# Did anybody try Samba4?



## meciarz (Jul 28, 2010)

*H*ello,

*I*'m wondering about project Samba4. Samba in version 3 is quite good (PDC + ldap), but still it can't fully replace Windows Server.

I watched videos from http://wiki.samba.org/index.php/Samba4/videos and I'm impressed. With version 4 of samba (at least all the time in the phase alpha) we can set up Group Policy Object (GPO) of Windows clients, join Windows Server 2008 as additional DC.

Did anybody test this solution (samba4-devel in ports is alpha11) on FreeBSD? Currently I can't test it myself because *I* don't have a testing enviroment for this but it looks very interesting.


----------



## pruik (Nov 11, 2010)

Currently samba4-devel-4.0.0.a11_1 on FreeBSD 8.1-RELEASE-p1 as a domain controller does not even start because of some cldap server problems; it's unable to bind to whatever interface or IP address configured in smb4.conf.

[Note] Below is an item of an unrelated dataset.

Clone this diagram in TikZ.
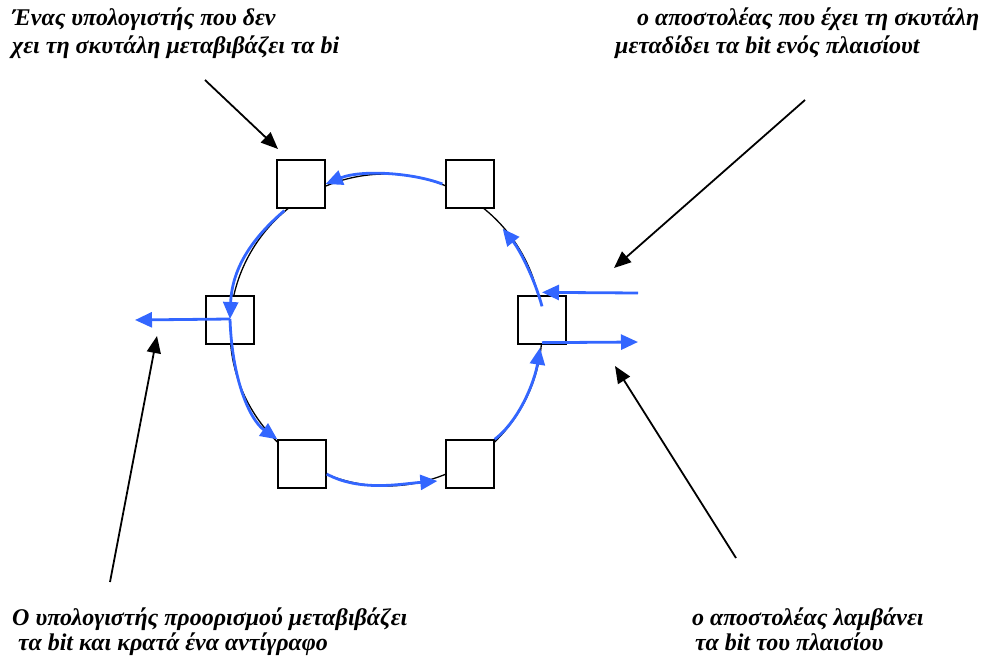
\documentclass[tikz,border=0pt]{standalone}
\usepackage{fontspec}
\setmainfont{Liberation Serif}
\usetikzlibrary{arrows.meta,calc}
\definecolor{flow}{RGB}{51,102,255}
\begin{document}
\begin{tikzpicture}[x=1pt,y=-1pt,
  station/.style={draw=black,fill=white,line width=1.3pt,minimum size=48pt,inner sep=0pt},
  ring/.style={draw=black,line width=1.3pt},
  flowarrow/.style={draw=flow,line width=2.8pt,-{Triangle[length=17pt,width=15pt]}},
  pointer/.style={draw=black,line width=1.8pt,-{Triangle[length=17pt,width=14pt]}},
  caption/.style={anchor=base west,inner sep=0pt,font=\fontsize{24}{26}\selectfont\bfseries\itshape}]
\useasboundingbox (0,0) rectangle (983,659);

% token ring
\draw[ring] (386,330) circle[radius=156];

% stations on the ring
\node[station] (tl) at (301,184) {};
\node[station] (tr) at (470,184) {};
\node[station] (lf) at (230,320) {};
\node[station] (rt) at (542,320) {};
\node[station] (bl) at (302,464) {};
\node[station] (br) at (470,464) {};

% free ends of the side connectors
\coordinate (inS) at (638,293);
\coordinate (outE) at (638,342);
\coordinate (copyE) at (135,320);
\coordinate (tap) at (230,319);
\coordinate (p1) at (205,80);
\coordinate (p1e) at (278,149);
\coordinate (p2) at (805,100);
\coordinate (p2e) at (614,268);
\coordinate (p3) at (110,582);
\coordinate (p3e) at (157,336);
\coordinate (p4) at (736,558);
\coordinate (p4e) at (615,366);

% bits travelling round the ring
\draw[flowarrow] ($(tr.west)+(-3,0)$) .. controls (410,172) and (360,170) .. (tl.east);
\draw[flowarrow] ($(tl.south west)+(8,2)$) .. controls (250,240) and (232,270) .. (tap);
\draw[flowarrow] (tap) -- (copyE);
\draw[flowarrow] (tap) .. controls (232,380) and (250,420) .. (bl.north west);
\draw[flowarrow] ($(bl.east)+(0,10)$) .. controls (360,492) and (400,484) .. ($(br.west)+(-8,17)$);
\draw[flowarrow] (br.north east) .. controls (520,420) and (535,380) .. ($(rt.south)+(-2,3)$);
\draw[flowarrow] (inS) -- ($(rt.north)+(0,-3)$);
\draw[flowarrow] ($(rt.north)+(0,11)$) .. controls (535,280) and (520,250) .. ($(tr.south east)+(8,20)$);
\draw[flowarrow] ($(rt.south)+(0,-2)$) -- (outE);

% explanatory pointers
\draw[pointer] (p1) -- (p1e);
\draw[pointer] (p2) -- (p2e);
\draw[pointer] (p3) -- (p3e);
\draw[pointer] (p4) -- (p4e);

% captions
\node[caption] (c1a) at (12,25) {Ένας υπολογιστής που δεν};
\node[caption] (c1b) at (12,53) {χει τη σκυτάλη μεταβιβάζει τα bi};
\node[caption] (c2a) at (637,25) {ο αποστολέας που έχει τη σκυτάλη};
\node[caption] (c2b) at (615,53) {μεταδίδει τα bit ενός πλαισίουt};
\node[caption] (c3a) at (12,625) {Ο υπολογιστής προορισμού μεταβιβάζει};
\node[caption] (c3b) at (18,650) {τα bit και κρατά ένα αντίγραφο};
\node[caption] (c4a) at (692,625) {ο αποστολέας λαμβάνει};
\node[caption] (c4b) at (695,650) {τα bit του πλαισίου};
\end{tikzpicture}
\end{document}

I did not test the member and stand alone roles yet. In order to use the provision script you will have to add a group "users" otherwise it will fail.


----------



## frankpeng (Nov 8, 2012)

I am trying to compile samba4 in FreeBSD9. I got it running. It welcomes Windows XP, but Windows XP  failed to join the domain. I did not figure out LDAP and Kerberos. I heard FreeBSD 10 has samba4 port. I will try that.


----------



## SirDice (Nov 8, 2012)

frankpeng said:
			
		

> I heard FreeBSD 10 has samba4 port.


All versions of FreeBSD use the same ports tree.


----------



## frankpeng (Nov 9, 2012)

It turns out the FreeBSD 10-current has the same thing as in FreeBSD 9.1 pre-release. It has samba4-devel and samba4wins. The samba4-devel is the alpha11. It is way older than the git clone samba-master revision.


----------



## kpa (Nov 9, 2012)

Read again what SirDice wrote.


----------



## frankpeng (Feb 25, 2013)

I found there is a samba4 port now in.


----------